Dataset excerpt:
· · · · · · ·
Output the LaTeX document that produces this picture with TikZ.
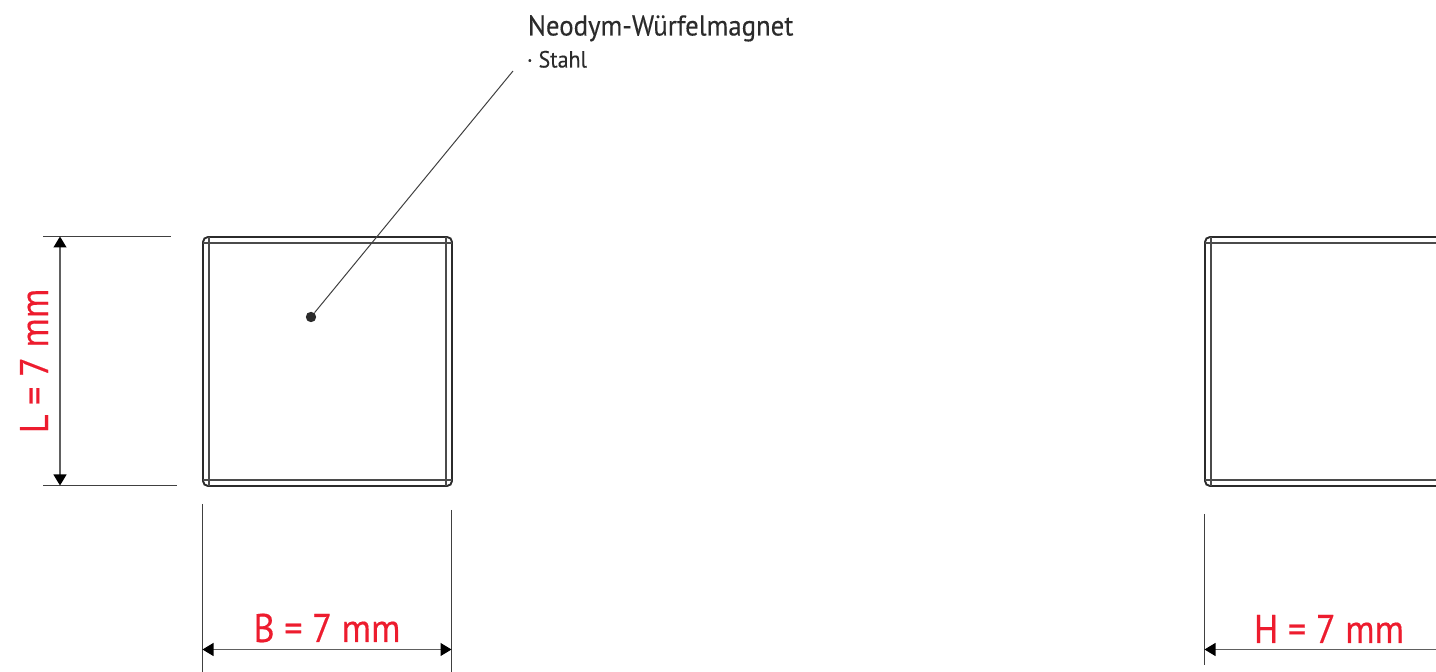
\documentclass[tikz,border=0pt]{standalone}
\usepackage{fontspec}
\setmainfont{PT Sans}
\newfontfamily\dimfont[FakeStretch=0.905,FakeBold=0.35]{PT Sans}
\newfontfamily\labelfont[FakeStretch=0.937,FakeBold=0.25]{PT Sans}
\usetikzlibrary{arrows.meta}
\definecolor{dimred}{HTML}{ED1C2E}
\definecolor{inkgray}{HTML}{2B2B2B}
\tikzset{
  outline/.style={draw=inkgray, line width=0.95pt, rounded corners=2.5pt},
  edgeline/.style={draw=inkgray!85, line width=0.55pt},
  helpline/.style={draw=inkgray!90, line width=0.5pt},
  dimline/.style={draw=inkgray!75, line width=0.6pt, {Triangle[length=5.5pt,width=6.5pt,black]}-{Triangle[length=5.5pt,width=6.5pt,black]}},
  dimend/.style={draw=inkgray!75, line width=0.6pt, {Triangle[length=5.5pt,width=6.5pt,black]}-},
  dimtext/.style={text=dimred, font=\dimfont\fontsize{20}{22}\selectfont, inner sep=0pt},
}
\begin{document}
\begin{tikzpicture}[x=0.5pt, y=-0.5pt]
\useasboundingbox (0,0) rectangle (1436,672);
% front view
\node[outline, minimum width=124.5pt, minimum height=124.5pt, inner sep=0pt] (front) at (327.5,361.5){};
\draw[edgeline] (209,237) -- (209,486);
\draw[edgeline] (446,237) -- (446,486);
\draw[edgeline] (203,243) -- (452,243);
\draw[edgeline] (203,480) -- (452,480);
% side view
\draw[outline] (1436,237) -- (1205,237) -- (1205,486) -- (1436,486);
\draw[edgeline] (1211,237) -- (1211,486);
\draw[edgeline] (1205,243) -- (1436,243);
\draw[edgeline] (1205,480) -- (1436,480);
% title and leader
\node[anchor=base west, inner sep=0pt, text=inkgray, font=\labelfont\fontsize{14.3}{16}\selectfont] (title) at (527.5,35.5){Neodym-Würfelmagnet};
\node[anchor=base west, inner sep=0pt, text=inkgray, font=\labelfont\fontsize{11.7}{13}\selectfont] (material) at (526.5,67.5){· Stahl};
\node[circle, fill=inkgray, inner sep=0pt, minimum size=5.2pt] (dot) at (311,317){};
\coordinate (leadend) at (513,71);
\draw[helpline] (dot) -- (leadend);
% length
\coordinate (ltopa) at (43,236.5);
\coordinate (ltopb) at (171,236.5);
\coordinate (lbota) at (43,485.5);
\coordinate (lbotb) at (177,485.5);
\coordinate (larrowa) at (60,236.5);
\coordinate (larrowb) at (60,485.5);
\draw[helpline] (ltopa) -- (ltopb);
\draw[helpline] (lbota) -- (lbotb);
\draw[dimline] (larrowa) -- (larrowb);
\node[dimtext, rotate=90, anchor=base] (ltext) at (48,361){L = 7 mm};
% width
\coordinate (bla) at (202.5,504);
\coordinate (blb) at (202.5,672);
\coordinate (bra) at (451.5,510);
\coordinate (brb) at (451.5,672);
\coordinate (barrowa) at (202.5,649.5);
\coordinate (barrowb) at (451.5,649.5);
\draw[helpline] (bla) -- (blb);
\draw[helpline] (bra) -- (brb);
\draw[dimline] (barrowa) -- (barrowb);
\node[dimtext, anchor=base] (btext) at (327,642){B = 7 mm};
% height
\coordinate (hla) at (1204.5,514);
\coordinate (hlb) at (1204.5,665);
\coordinate (harrowa) at (1204.5,649.5);
\coordinate (harrowb) at (1436,649.5);
\draw[helpline] (hla) -- (hlb);
\draw[dimend] (harrowa) -- (harrowb);
\node[dimtext, anchor=base] (htext) at (1329,643){H = 7 mm};
\end{tikzpicture}
\end{document}
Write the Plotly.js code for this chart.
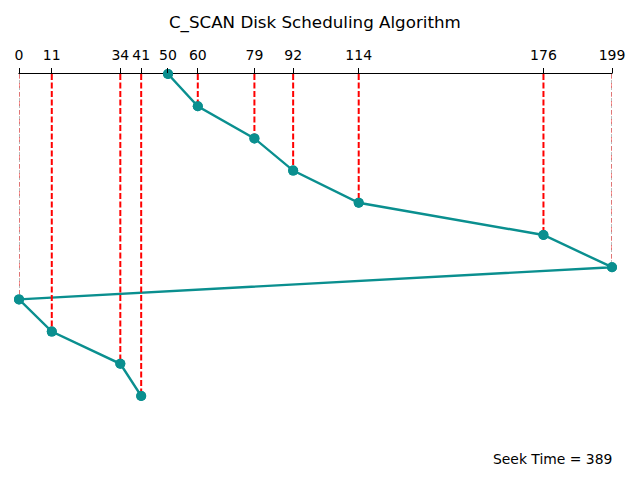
<!DOCTYPE html>
<html>
<head>
<meta charset="utf-8">
<script src="https://cdn.plot.ly/plotly-3.0.1.min.js"></script>
<style>html,body{margin:0;padding:0;background:#fff}#chart{width:640px;height:480px}</style>
</head>
<body>
<div id="chart"></div>
<script>
// Data
const seekOrder = [50, 60, 79, 92, 114, 176, 199, 0, 11, 34, 41];
const stepIndex = [0, -1, -2, -3, -4, -5, -6, -7, -8, -9, -10];
const requests = [176, 79, 34, 60, 92, 11, 41, 114];
const boundaries = [0, 199];
const tickValues = [0, 11, 34, 41, 50, 60, 79, 92, 114, 176, 199];
const seekTime = 389;
const titleText = "C_SCAN Disk Scheduling Algorithm";

const FONT = "DejaVu Sans, sans-serif";
const TEAL = "#0a8f8f";

const traces = [];
// boundary guide lines (gray dashed + red thin dashed)
boundaries.forEach(b => {
  const i = seekOrder.indexOf(b);
  traces.push({x:[b,b], y:[0, stepIndex[i]], mode:"lines", hoverinfo:"skip", showlegend:false,
    line:{color:"#777777", width:1, dash:"4px,2px"}});
  traces.push({x:[b,b], y:[0, stepIndex[i]], mode:"lines", hoverinfo:"skip", showlegend:false,
    line:{color:"#ff3030", width:1, dash:"5px,4px"}});
});
// head movement path
traces.push({x:seekOrder, y:stepIndex, mode:"lines+markers", showlegend:false, cliponaxis:false,
  line:{color:TEAL, width:2.4}, marker:{color:TEAL, size:10}});
// request lines (red dashed)
requests.forEach(r => {
  const i = seekOrder.indexOf(r);
  traces.push({x:[r,r], y:[0, stepIndex[i]], mode:"lines", hoverinfo:"skip", showlegend:false,
    line:{color:"#ff0000", width:2, dash:"6px,2.5px"}});
});
// markers on top
traces.push({x:seekOrder, y:stepIndex, mode:"markers", showlegend:false, cliponaxis:false,
  hoverinfo:"skip", marker:{color:TEAL, size:10}});

const layout = {
  width:640, height:480,
  paper_bgcolor:"#ffffff", plot_bgcolor:"#ffffff",
  margin:{l:19, r:28, t:74, b:84, pad:0},
  font:{family:FONT, size:13.9, color:"#000"},
  title:{text:titleText, font:{family:FONT, size:16.7, color:"#000"}, x:0.492, xanchor:"center", y:0.954, yanchor:"middle"},
  xaxis:{range:[0,199], side:"top", showgrid:false, zeroline:false, showline:false,
    ticks:"outside", ticklen:5, tickwidth:1, tickcolor:"#000",
    tickmode:"array", tickvals:tickValues, ticktext:tickValues.map(String), ticklabelstandoff:2,
    tickfont:{family:FONT, size:14, color:"#000"}, fixedrange:true},
  yaxis:{range:[-10,0], visible:false, showgrid:false, zeroline:false, fixedrange:true},
  shapes:[{type:"line", xref:"paper", yref:"paper", x0:-0.0009, x1:1.0009, y0:1.00155, y1:1.00155, layer:"below",
    line:{color:"#000", width:1}}],
  annotations:[{text:"Seek Time = " + seekTime, xref:"paper", yref:"paper", x:1.003, y:-0.196,
    xanchor:"right", yanchor:"middle", showarrow:false, font:{family:FONT, size:13.9, color:"#000"}}]
};

Plotly.newPlot("chart", traces, layout, {staticPlot:true, displayModeBar:false});
</script>
</body>
</html>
· · · · · · ·
WRITTEN TASK: Give the entries again word for word, but skip the pictures.

SOLUTION FOR THIS PROBLEM:
Output the LaTeX document that produces this picture with TikZ.
\documentclass[tikz,border=0pt]{standalone}
\usepackage{fontspec}
\setmainfont{PT Sans}
\newfontfamily\dimfont[FakeStretch=0.905,FakeBold=0.35]{PT Sans}
\newfontfamily\labelfont[FakeStretch=0.937,FakeBold=0.25]{PT Sans}
\usetikzlibrary{arrows.meta}
\definecolor{dimred}{HTML}{ED1C2E}
\definecolor{inkgray}{HTML}{2B2B2B}
\tikzset{
  outline/.style={draw=inkgray, line width=0.95pt, rounded corners=2.5pt},
  edgeline/.style={draw=inkgray!85, line width=0.55pt},
  helpline/.style={draw=inkgray!90, line width=0.5pt},
  dimline/.style={draw=inkgray!75, line width=0.6pt, {Triangle[length=5.5pt,width=6.5pt,black]}-{Triangle[length=5.5pt,width=6.5pt,black]}},
  dimend/.style={draw=inkgray!75, line width=0.6pt, {Triangle[length=5.5pt,width=6.5pt,black]}-},
  dimtext/.style={text=dimred, font=\dimfont\fontsize{20}{22}\selectfont, inner sep=0pt},
}
\begin{document}
\begin{tikzpicture}[x=0.5pt, y=-0.5pt]
\useasboundingbox (0,0) rectangle (1436,672);
% front view
\node[outline, minimum width=124.5pt, minimum height=124.5pt, inner sep=0pt] (front) at (327.5,361.5){};
\draw[edgeline] (209,237) -- (209,486);
\draw[edgeline] (446,237) -- (446,486);
\draw[edgeline] (203,243) -- (452,243);
\draw[edgeline] (203,480) -- (452,480);
% side view
\draw[outline] (1436,237) -- (1205,237) -- (1205,486) -- (1436,486);
\draw[edgeline] (1211,237) -- (1211,486);
\draw[edgeline] (1205,243) -- (1436,243);
\draw[edgeline] (1205,480) -- (1436,480);
% title and leader
\node[anchor=base west, inner sep=0pt, text=inkgray, font=\labelfont\fontsize{14.3}{16}\selectfont] (title) at (527.5,35.5){Neodym-Würfelmagnet};
\node[anchor=base west, inner sep=0pt, text=inkgray, font=\labelfont\fontsize{11.7}{13}\selectfont] (material) at (526.5,67.5){· Stahl};
\node[circle, fill=inkgray, inner sep=0pt, minimum size=5.2pt] (dot) at (311,317){};
\coordinate (leadend) at (513,71);
\draw[helpline] (dot) -- (leadend);
% length
\coordinate (ltopa) at (43,236.5);
\coordinate (ltopb) at (171,236.5);
\coordinate (lbota) at (43,485.5);
\coordinate (lbotb) at (177,485.5);
\coordinate (larrowa) at (60,236.5);
\coordinate (larrowb) at (60,485.5);
\draw[helpline] (ltopa) -- (ltopb);
\draw[helpline] (lbota) -- (lbotb);
\draw[dimline] (larrowa) -- (larrowb);
\node[dimtext, rotate=90, anchor=base] (ltext) at (48,361){L = 7 mm};
% width
\coordinate (bla) at (202.5,504);
\coordinate (blb) at (202.5,672);
\coordinate (bra) at (451.5,510);
\coordinate (brb) at (451.5,672);
\coordinate (barrowa) at (202.5,649.5);
\coordinate (barrowb) at (451.5,649.5);
\draw[helpline] (bla) -- (blb);
\draw[helpline] (bra) -- (brb);
\draw[dimline] (barrowa) -- (barrowb);
\node[dimtext, anchor=base] (btext) at (327,642){B = 7 mm};
% height
\coordinate (hla) at (1204.5,514);
\coordinate (hlb) at (1204.5,665);
\coordinate (harrowa) at (1204.5,649.5);
\coordinate (harrowb) at (1436,649.5);
\draw[helpline] (hla) -- (hlb);
\draw[dimend] (harrowa) -- (harrowb);
\node[dimtext, anchor=base] (htext) at (1329,643){H = 7 mm};
\end{tikzpicture}
\end{document}
Write the Plotly.js code for this chart.
<!DOCTYPE html>
<html>
<head>
<meta charset="utf-8">
<script src="https://cdn.plot.ly/plotly-3.0.1.min.js"></script>
<style>html,body{margin:0;padding:0;background:#fff}#chart{width:640px;height:480px}</style>
</head>
<body>
<div id="chart"></div>
<script>
// Data
const seekOrder = [50, 60, 79, 92, 114, 176, 199, 0, 11, 34, 41];
const stepIndex = [0, -1, -2, -3, -4, -5, -6, -7, -8, -9, -10];
const requests = [176, 79, 34, 60, 92, 11, 41, 114];
const boundaries = [0, 199];
const tickValues = [0, 11, 34, 41, 50, 60, 79, 92, 114, 176, 199];
const seekTime = 389;
const titleText = "C_SCAN Disk Scheduling Algorithm";

const FONT = "DejaVu Sans, sans-serif";
const TEAL = "#0a8f8f";

const traces = [];
// boundary guide lines (gray dashed + red thin dashed)
boundaries.forEach(b => {
  const i = seekOrder.indexOf(b);
  traces.push({x:[b,b], y:[0, stepIndex[i]], mode:"lines", hoverinfo:"skip", showlegend:false,
    line:{color:"#777777", width:1, dash:"4px,2px"}});
  traces.push({x:[b,b], y:[0, stepIndex[i]], mode:"lines", hoverinfo:"skip", showlegend:false,
    line:{color:"#ff3030", width:1, dash:"5px,4px"}});
});
// head movement path
traces.push({x:seekOrder, y:stepIndex, mode:"lines+markers", showlegend:false, cliponaxis:false,
  line:{color:TEAL, width:2.4}, marker:{color:TEAL, size:10}});
// request lines (red dashed)
requests.forEach(r => {
  const i = seekOrder.indexOf(r);
  traces.push({x:[r,r], y:[0, stepIndex[i]], mode:"lines", hoverinfo:"skip", showlegend:false,
    line:{color:"#ff0000", width:2, dash:"6px,2.5px"}});
});
// markers on top
traces.push({x:seekOrder, y:stepIndex, mode:"markers", showlegend:false, cliponaxis:false,
  hoverinfo:"skip", marker:{color:TEAL, size:10}});

const layout = {
  width:640, height:480,
  paper_bgcolor:"#ffffff", plot_bgcolor:"#ffffff",
  margin:{l:19, r:28, t:74, b:84, pad:0},
  font:{family:FONT, size:13.9, color:"#000"},
  title:{text:titleText, font:{family:FONT, size:16.7, color:"#000"}, x:0.492, xanchor:"center", y:0.954, yanchor:"middle"},
  xaxis:{range:[0,199], side:"top", showgrid:false, zeroline:false, showline:false,
    ticks:"outside", ticklen:5, tickwidth:1, tickcolor:"#000",
    tickmode:"array", tickvals:tickValues, ticktext:tickValues.map(String), ticklabelstandoff:2,
    tickfont:{family:FONT, size:14, color:"#000"}, fixedrange:true},
  yaxis:{range:[-10,0], visible:false, showgrid:false, zeroline:false, fixedrange:true},
  shapes:[{type:"line", xref:"paper", yref:"paper", x0:-0.0009, x1:1.0009, y0:1.00155, y1:1.00155, layer:"below",
    line:{color:"#000", width:1}}],
  annotations:[{text:"Seek Time = " + seekTime, xref:"paper", yref:"paper", x:1.003, y:-0.196,
    xanchor:"right", yanchor:"middle", showarrow:false, font:{family:FONT, size:13.9, color:"#000"}}]
};

Plotly.newPlot("chart", traces, layout, {staticPlot:true, displayModeBar:false});
</script>
</body>
</html>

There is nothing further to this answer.